Given a string s and a dictionary of words dict, determine if s can be segmented into a space-separated sequence of one or more dictionary words.
For example, given
s = "leetcode",
dict = ["leet", "code"].
Return true because "leetcode" can be segmented as "leet code".
【思路】
对于该问题我一开始的做法就是,尽可能匹配,例如 s = "abcdefabc" dict=["abc","def"] 我只要把s 中所有存在于字典中的词语去掉,最后如果s没有任何字母则表示能够break;
但是问题来了,s="aaaaaaa" dict=["aaa","aaaa"],这个时候就会直接用aaa去把s分成 aaa,aaa,a;从而返回false.

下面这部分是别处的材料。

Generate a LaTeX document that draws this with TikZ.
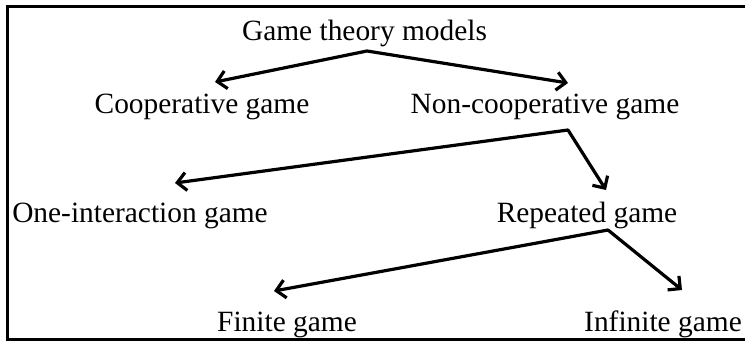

再比如,s="abcdeefg" dict=["ab","cde","ee","cd","fg"],当用字典中的"cde"去分割的时候,结果是 ab, cde, e, fg; 从而返回false.
【动态规划解题】
【重点 ★★】
从s[2]=c开始,我们发现了两个字典词语与之相匹配,即:cde,cd,我们标记出他们能拼接的长度
ab cdeefg
ab
cde
cd
--->接下来,我们就从 efg或者eefg的位置开始匹配
【代码】
public class Solution {
public boolean wordBreak(String s, Set<String> dict){
boolean[] t =new boolean[s.length()+1];
t[0]=true;//set first to be true, why?
//Because we need initial state
for(int i=0; i<s.length(); i++){
//should continue from match position
if(!t[i])
continue;
for(String a: dict){
int len = a.length();
int end = i + len;
if(end > s.length())
continue;
if(t[end])continue;
if(s.substring(i, end).equals(a)){
t[end]=true;
}
}
}
return t[s.length()];
}
}